— START Data listing —

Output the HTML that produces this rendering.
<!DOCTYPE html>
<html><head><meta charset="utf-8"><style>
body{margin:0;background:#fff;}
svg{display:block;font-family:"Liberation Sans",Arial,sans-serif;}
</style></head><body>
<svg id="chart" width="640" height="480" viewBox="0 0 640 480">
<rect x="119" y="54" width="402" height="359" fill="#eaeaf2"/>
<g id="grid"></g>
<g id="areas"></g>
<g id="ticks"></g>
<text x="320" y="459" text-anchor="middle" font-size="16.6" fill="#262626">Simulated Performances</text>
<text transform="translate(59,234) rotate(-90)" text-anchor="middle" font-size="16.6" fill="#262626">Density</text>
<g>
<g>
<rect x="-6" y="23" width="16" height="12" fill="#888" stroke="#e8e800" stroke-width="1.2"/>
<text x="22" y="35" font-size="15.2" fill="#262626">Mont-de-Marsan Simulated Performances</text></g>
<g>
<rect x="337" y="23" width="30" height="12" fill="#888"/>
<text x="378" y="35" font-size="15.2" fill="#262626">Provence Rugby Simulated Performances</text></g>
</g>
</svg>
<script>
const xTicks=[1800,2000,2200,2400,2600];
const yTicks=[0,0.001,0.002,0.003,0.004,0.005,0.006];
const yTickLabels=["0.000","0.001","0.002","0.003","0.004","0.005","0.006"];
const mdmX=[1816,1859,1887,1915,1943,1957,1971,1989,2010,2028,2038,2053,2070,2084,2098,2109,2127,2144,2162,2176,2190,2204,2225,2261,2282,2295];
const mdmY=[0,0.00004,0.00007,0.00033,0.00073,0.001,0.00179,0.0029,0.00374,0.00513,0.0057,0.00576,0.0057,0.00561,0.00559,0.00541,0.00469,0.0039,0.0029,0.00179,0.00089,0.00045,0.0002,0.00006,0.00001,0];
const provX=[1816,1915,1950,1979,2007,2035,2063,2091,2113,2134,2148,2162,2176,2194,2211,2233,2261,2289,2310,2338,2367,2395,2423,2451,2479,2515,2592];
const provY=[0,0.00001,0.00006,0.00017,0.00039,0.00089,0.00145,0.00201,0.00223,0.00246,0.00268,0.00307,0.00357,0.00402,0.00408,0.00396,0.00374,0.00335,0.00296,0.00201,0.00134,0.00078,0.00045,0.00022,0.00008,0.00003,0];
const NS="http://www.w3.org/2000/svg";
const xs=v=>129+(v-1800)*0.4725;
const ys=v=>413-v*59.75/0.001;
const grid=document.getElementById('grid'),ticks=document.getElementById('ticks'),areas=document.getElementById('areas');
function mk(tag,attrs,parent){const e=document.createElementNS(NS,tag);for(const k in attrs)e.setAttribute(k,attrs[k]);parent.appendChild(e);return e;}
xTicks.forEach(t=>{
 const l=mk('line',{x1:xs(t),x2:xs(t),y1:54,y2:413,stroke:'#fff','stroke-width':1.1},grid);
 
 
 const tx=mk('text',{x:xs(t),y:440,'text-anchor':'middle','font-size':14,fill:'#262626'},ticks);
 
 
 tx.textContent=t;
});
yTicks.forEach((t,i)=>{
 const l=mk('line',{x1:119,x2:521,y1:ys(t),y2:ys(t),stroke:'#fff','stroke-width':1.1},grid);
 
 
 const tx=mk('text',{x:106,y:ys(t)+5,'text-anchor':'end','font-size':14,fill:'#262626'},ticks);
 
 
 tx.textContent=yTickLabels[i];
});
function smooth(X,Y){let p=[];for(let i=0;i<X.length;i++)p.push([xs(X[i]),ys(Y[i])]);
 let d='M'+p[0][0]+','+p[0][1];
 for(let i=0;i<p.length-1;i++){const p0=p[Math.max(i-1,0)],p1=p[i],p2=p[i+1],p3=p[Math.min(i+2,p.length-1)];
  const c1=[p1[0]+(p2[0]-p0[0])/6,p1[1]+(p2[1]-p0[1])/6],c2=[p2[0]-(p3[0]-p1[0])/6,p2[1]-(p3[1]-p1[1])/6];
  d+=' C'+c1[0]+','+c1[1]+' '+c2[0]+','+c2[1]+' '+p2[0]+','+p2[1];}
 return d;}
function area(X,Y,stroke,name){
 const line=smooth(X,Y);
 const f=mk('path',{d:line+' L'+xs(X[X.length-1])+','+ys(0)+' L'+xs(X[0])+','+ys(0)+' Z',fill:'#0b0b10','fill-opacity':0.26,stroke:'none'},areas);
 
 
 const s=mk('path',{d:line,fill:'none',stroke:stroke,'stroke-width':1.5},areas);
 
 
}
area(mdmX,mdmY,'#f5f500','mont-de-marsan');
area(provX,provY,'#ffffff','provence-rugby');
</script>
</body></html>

— END Data listing —
— START Data listing —

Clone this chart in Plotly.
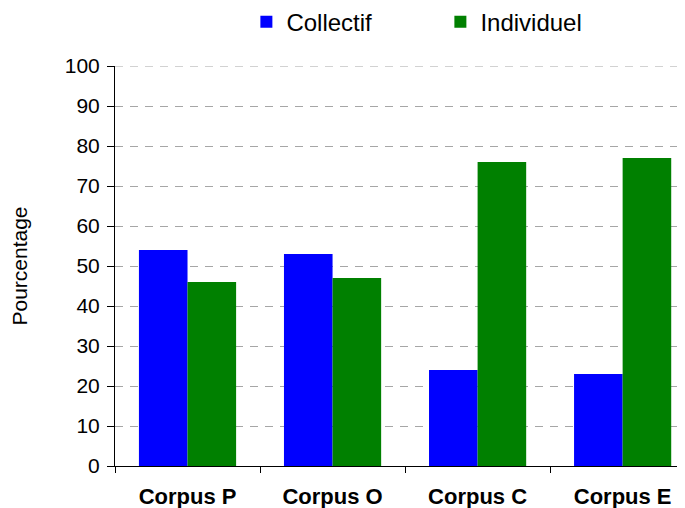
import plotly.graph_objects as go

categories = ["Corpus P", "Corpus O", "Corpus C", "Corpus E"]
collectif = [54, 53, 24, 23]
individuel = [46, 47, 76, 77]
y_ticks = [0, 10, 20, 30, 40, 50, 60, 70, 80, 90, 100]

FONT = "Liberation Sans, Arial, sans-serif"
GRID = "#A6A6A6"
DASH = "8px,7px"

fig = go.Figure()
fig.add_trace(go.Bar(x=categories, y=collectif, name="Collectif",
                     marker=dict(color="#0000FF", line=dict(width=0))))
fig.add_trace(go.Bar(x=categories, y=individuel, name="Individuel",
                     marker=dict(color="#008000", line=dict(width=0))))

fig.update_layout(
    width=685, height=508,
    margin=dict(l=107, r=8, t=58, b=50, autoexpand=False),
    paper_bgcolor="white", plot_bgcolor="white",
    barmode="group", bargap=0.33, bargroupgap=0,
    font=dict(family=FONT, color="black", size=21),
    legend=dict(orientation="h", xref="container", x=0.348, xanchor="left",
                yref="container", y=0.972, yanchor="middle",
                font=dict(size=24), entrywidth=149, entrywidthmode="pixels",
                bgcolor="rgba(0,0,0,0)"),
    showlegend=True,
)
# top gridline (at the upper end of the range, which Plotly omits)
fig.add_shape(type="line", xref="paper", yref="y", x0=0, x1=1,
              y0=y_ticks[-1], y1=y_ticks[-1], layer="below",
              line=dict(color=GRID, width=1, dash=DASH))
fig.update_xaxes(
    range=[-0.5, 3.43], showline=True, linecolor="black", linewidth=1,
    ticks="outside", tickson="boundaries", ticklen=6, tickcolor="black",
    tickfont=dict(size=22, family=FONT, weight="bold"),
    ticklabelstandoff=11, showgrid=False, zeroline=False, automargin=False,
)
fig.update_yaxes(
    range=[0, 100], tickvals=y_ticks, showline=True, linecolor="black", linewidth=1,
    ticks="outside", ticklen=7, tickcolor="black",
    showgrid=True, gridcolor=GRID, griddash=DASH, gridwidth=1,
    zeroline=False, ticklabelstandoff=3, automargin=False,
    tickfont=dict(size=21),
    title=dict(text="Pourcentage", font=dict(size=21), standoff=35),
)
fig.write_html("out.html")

— END Data listing —

What the task asks -> Determine how many lines include the word "this" and report that number by itself.

Written answer -> 2